Just Respond

Elizabeth Gilbert offered this in regards to stepping into the new year: “Don’t try. Just respond.” If we go this route, then our main objective becomes finding ourselves in a state in which we can respond truthfully to the present moment. I happen to believe that the practice of yoga — union of mind, body, spirit, breath helps bring us to the present moment and into alignment with our Truth so that we may respond to it with easeful authenticity.

The start of the new year/decade is a time in which people often set out to reconnect with their why, their motivation, their intention, their Truth, but it is certainly not the only time in which this is possible. We don’t get just one chance every 10 years or even once every 365 days, but rather I believe we receive the opportunity to bring our awareness to our existing connection to ourselves and the present moment between 17,000 – 23,000 times every single day. On average, we inhale and exhale between about that many times per day, and with every breath we take we are gifted the opportunity to receive fresh inspiration, “start anew,” make a conscious choice, and step into alignment.

There is a natural pause built into the breath right between the end of the exhale and beginning of the next inhale which offers us tens of thousands of opportunities every day to touch in on and hover in that space in between, that moment of unknown and infinite possibility. Here we can remember that we don’t have to figure it all out or have a master plan (those never seem to go according to plan anyhow), but instead practice just being. here. now. (Thank you, Ram Dass.)
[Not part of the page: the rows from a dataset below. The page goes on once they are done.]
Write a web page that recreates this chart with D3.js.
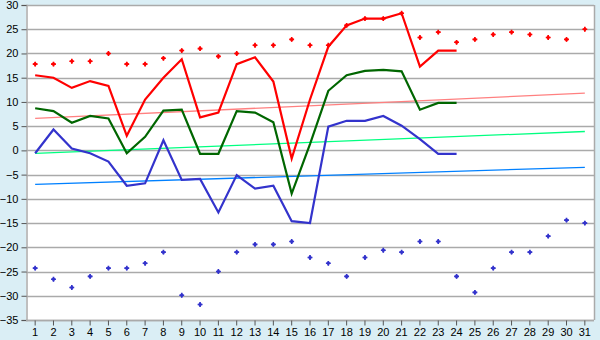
<!DOCTYPE html>
<html>
<head>
<meta charset="utf-8">
<script src="https://cdn.jsdelivr.net/npm/d3@7"></script>
<style>
  body { margin: 0; background: #daeef5; }
  svg { display: block; font-family: "DejaVu Sans", Verdana, sans-serif; }
</style>
</head>
<body>
<svg id="chart"></svg>
<script>
// Chart values
const days = d3.range(1, 32);

const redPoints = [17.8, 17.8, 18.4, 18.4, 20.0, 17.8, 17.8, 19.0, 20.6, 21.0,
  19.4, 20.0, 21.7, 21.7, 22.9, 21.7, 21.7, 25.8, 27.2, 27.2,
  28.3, 23.3, 24.4, 22.3, 22.9, 23.9, 24.4, 23.9, 23.3, 22.9, 25.0];

const redLine = [15.5, 15.0, 12.9, 14.3, 13.3, 3.0, 10.5, 15.0, 18.8, 6.8,
  7.8, 17.8, 19.2, 14.2, -1.7, 10.5, 21.4, 25.8, 27.2, 27.2,
  28.3, 17.3, 20.6, 20.6, null, null, null, null, null, null, null];

const greenLine = [8.7, 8.1, 5.7, 7.1, 6.6, -0.6, 2.8, 8.2, 8.4, -0.7,
  -0.7, 8.1, 7.8, 5.8, -8.9, 1.3, 12.3, 15.5, 16.4, 16.6,
  16.3, 8.4, 9.8, 9.8, null, null, null, null, null, null, null];

const blueLine = [-0.6, 4.3, 0.4, -0.6, -2.3, -7.3, -6.8, 2.1, -6.1, -5.9,
  -12.8, -5.1, -7.9, -7.3, -14.6, -15.0, 4.9, 6.1, 6.1, 7.1,
  5.1, 2.3, -0.7, -0.7, null, null, null, null, null, null, null];

const bluePoints = [-24.3, -26.6, -28.3, -26.0, -24.3, -24.3, -23.3, -21.0, -29.9, -31.8,
  -25.0, -21.0, -19.4, -19.4, -18.8, -22.1, -23.3, -26.0, -22.1, -20.6,
  -21.0, -18.8, -18.8, -26.0, -29.3, -24.3, -21.0, -21.0, -17.7, -14.4, -15.0];

// trend lines: value at day 1 and day 31
const trendNames = ["red", "green", "blue"];
const trendStart = [6.6, -0.6, -7.0];
const trendEnd = [11.8, 3.9, -3.5];

const yTicks = d3.range(-35, 31, 5);

const width = 600;
const height = 340;
const plot = { left: 26, right: 594, top: 5, bottom: 320 };

const svg = d3.select("#chart")
  .attr("width", width)
  .attr("height", height);

const x = d3.scaleBand()
  .domain(days)
  .range([plot.left, plot.right])
  .paddingInner(0)
  .paddingOuter(0);

const cx = d => x(d) + x.bandwidth() / 2;

const y = d3.scaleLinear()
  .domain([-35, 30])
  .range([plot.bottom, plot.top]);

// plot background
svg.append("rect")
  .attr("x", plot.left)
  .attr("y", plot.top)
  .attr("width", plot.right - plot.left)
  .attr("height", plot.bottom - plot.top)
  .attr("fill", "#ffffff");

// gridlines
svg.append("g")
  .selectAll("line")
  .data(yTicks)
  .enter()
  .append("line")
  .attr("x1", plot.left)
  .attr("x2", plot.right)
  .attr("y1", d => Math.round(y(d)) + 0.5)
  .attr("y2", d => Math.round(y(d)) + 0.5)
  .attr("stroke", "#aaaaaa")
  .attr("stroke-width", 1.5);

// right border
svg.append("line")
  .attr("x1", plot.right + 0.5).attr("x2", plot.right + 0.5)
  .attr("y1", plot.top).attr("y2", plot.bottom)
  .attr("stroke", "#aaaaaa")
  .attr("stroke-width", 1.5);

// y axis
const yAxis = svg.append("g")
  .attr("transform", `translate(${plot.left + 0.5},0)`)
  .call(d3.axisLeft(y).tickValues(yTicks).tickSize(5).tickPadding(3));

// x axis
const xAxis = svg.append("g")
  .attr("transform", `translate(0,${plot.bottom + 0.5})`)
  .call(d3.axisBottom(x).tickSize(5).tickPadding(3));

[yAxis, xAxis].forEach(ax => {
  ax.select(".domain").attr("stroke", "#aaaaaa").attr("stroke-width", 1.5);
  ax.selectAll(".tick line").attr("stroke", "#555555");
  ax.selectAll("text").attr("fill", "#000000").style("font-size", "11px");
});
xAxis.select(".domain").attr("d", `M${plot.left},0H${plot.right}`);

// trend lines
const trendColors = ["#ff8080", "#00ff80", "#0080ff"];
svg.append("g")
  .selectAll("line")
  .data(trendNames)
  .enter()
  .append("line")
  .attr("x1", cx(1))
  .attr("x2", cx(31))
  .attr("y1", (d, i) => y(trendStart[i]))
  .attr("y2", (d, i) => y(trendEnd[i]))
  .attr("stroke", (d, i) => trendColors[i])
  .attr("stroke-width", 1.3);

// main lines
const line = d3.line()
  .defined(d => d[1] !== null)
  .x(d => cx(d[0]))
  .y(d => y(d[1]));

const series = [
  { values: blueLine, color: "#3333cc" },
  { values: greenLine, color: "#006600" },
  { values: redLine, color: "#ff0000" }
];

series.forEach(s => {
  svg.append("path")
    .datum(days.map((d, i) => [d, s.values[i]]))
    .attr("fill", "none")
    .attr("stroke", s.color)
    .attr("stroke-width", 2.2)
    .attr("d", line);
});

// point markers: small diamond with short arms
const marker = d3.symbol().type(d3.symbolCross).size(13);

[{ values: redPoints, color: "#ff0000" }, { values: bluePoints, color: "#3333cc" }].forEach(s => {
  const pts = days.map((d, i) => [d, s.values[i]]);
  const g = svg.append("g");
  g.selectAll("path")
    .data(pts)
    .enter()
    .append("path")
    .attr("transform", d => `translate(${cx(d[0])},${y(d[1])})`)
    .attr("d", marker)
    .attr("fill", s.color);
  g.selectAll("rect")
    .data(pts)
    .enter()
    .append("rect")
    .attr("x", -1.6).attr("y", -1.6)
    .attr("width", 3.2).attr("height", 3.2)
    .attr("transform", d => `translate(${cx(d[0])},${y(d[1])}) rotate(45)`)
    .attr("fill", s.color);
});
</script>
</body>
</html>
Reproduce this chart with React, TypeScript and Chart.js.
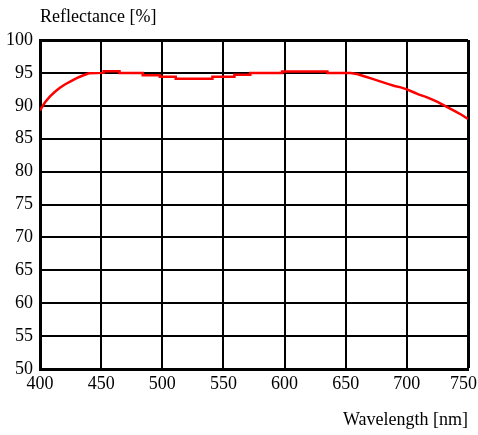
import React, { useEffect, useRef } from "react";
import { Chart, registerables } from "chart.js";

Chart.register(...registerables);

const wavelengths = [400, 404, 408, 412, 416, 420, 425, 430, 435, 440, 452, 452, 465, 465, 484, 484, 498, 498, 511, 511, 541, 541, 559, 559, 572, 572, 598, 598, 635, 635, 654, 660, 665, 670, 675, 680, 685, 690, 695, 700, 705, 710, 715, 720, 725, 730, 735, 740, 745, 750];
const reflectance = [89.3, 90.5, 91.4, 92.1, 92.7, 93.2, 93.7, 94.2, 94.6, 94.95, 95.0, 95.25, 95.25, 95.0, 95.0, 94.65, 94.65, 94.4, 94.4, 94.1, 94.1, 94.4, 94.4, 94.7, 94.7, 95.0, 95.0, 95.2, 95.2, 95.0, 95.0, 94.8, 94.5, 94.2, 93.9, 93.6, 93.3, 93.0, 92.8, 92.5, 92.1, 91.7, 91.4, 91.0, 90.6, 90.1, 89.6, 89.1, 88.6, 88.0];

const xTitle = "Wavelength [nm]";
const yTitle = "Reflectance [%]";

const FONT = "'Liberation Serif', 'Times New Roman', serif";

export default function App() {
  const ref = useRef<HTMLCanvasElement>(null);
  useEffect(() => {
    if (!ref.current) return;
    const data = wavelengths.map((x, i) => ({ x, y: reflectance[i] }));
    const chart = new Chart(ref.current, {
      type: "line",
      data: {
        datasets: [
          {
            data,
            borderColor: "#ff0000",
            borderWidth: 2.5,
            pointRadius: 0,
            tension: 0,
            fill: false,
          },
        ],
      },
      options: {
        responsive: false,
        animation: false,
        layout: { padding: { left: 0, right: 10, top: 0, bottom: 0 } },
        plugins: {
          legend: { display: false },
          tooltip: { enabled: false },
          title: {
            display: true,
            text: yTitle,
            align: "start",
            fullSize: false,
            color: "#000",
            font: { family: FONT, size: 18, weight: "normal" },
            padding: { top: 6, bottom: 12.4 },
          },
        },
        scales: {
          x: {
            type: "linear",
            min: 400,
            max: 750,
            afterFit: (s: any) => {
              s.height = 66;
              s.paddingLeft = 0;
              s.paddingRight = 0;
            },
            ticks: {
              stepSize: 50,
              color: "#000",
              padding: 4,
              font: { family: FONT, size: 18 },
              maxRotation: 0,
              callback: (v: any) => (v === 750 ? "750\u00a0\u00a0" : String(v)),
            },
            grid: {
              color: "#000",
              lineWidth: (c: any) => (c.index === 7 ? 3 : 2),
              drawTicks: false,
            },
            border: { display: true, color: "#000", width: 3 },
            title: {
              display: true,
              text: xTitle,
              align: "end",
              color: "#000",
              font: { family: FONT, size: 18 },
              padding: { top: 0, bottom: 4 },
            },
          },
          y: {
            type: "linear",
            min: 50,
            max: 100,
            afterFit: (s: any) => {
              s.width = 40;
              s.paddingTop = 0;
              s.paddingBottom = 0;
            },
            ticks: {
              stepSize: 5,
              color: "#000",
              padding: 7,
              font: { family: FONT, size: 18 },
            },
            grid: {
              color: "#000",
              lineWidth: (c: any) => (c.index === 10 ? 3 : 2),
              drawTicks: false,
            },
            border: { display: true, color: "#000", width: 3 },
          },
        },
      },
    });
    return () => chart.destroy();
  }, []);
  return (
    <div style={{ position: "fixed", left: 0, top: 0, width: 478, height: 435, background: "#fff" }}>
      <canvas ref={ref} width={478} height={435} />
    </div>
  );
}
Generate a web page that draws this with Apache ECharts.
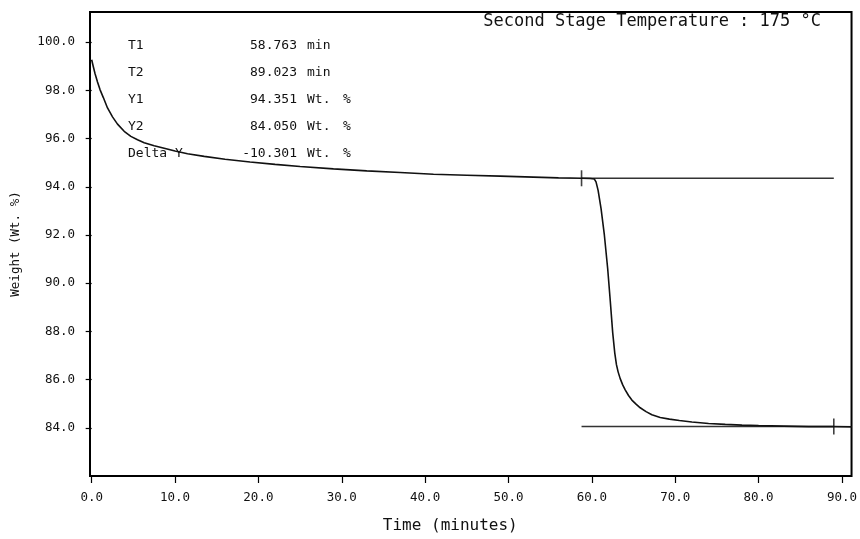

These built-in moments of pause can also be viewed as moments of rest. I am as resistant to rest as anyone, but even I have come to understand the value of intentional (longer than a milli-second) periods of rest. It is in the rest and stillness in which the often overstimulated sympathetic nervous system takes a chill pill and the parasympathetic nervous system steps in to help us restore that deep connection to our most essential self, to our Truth so that we don’t have to try so damn hard and instead from a place of faith, trust, and knowing can “just respond” truthfully to each present moment.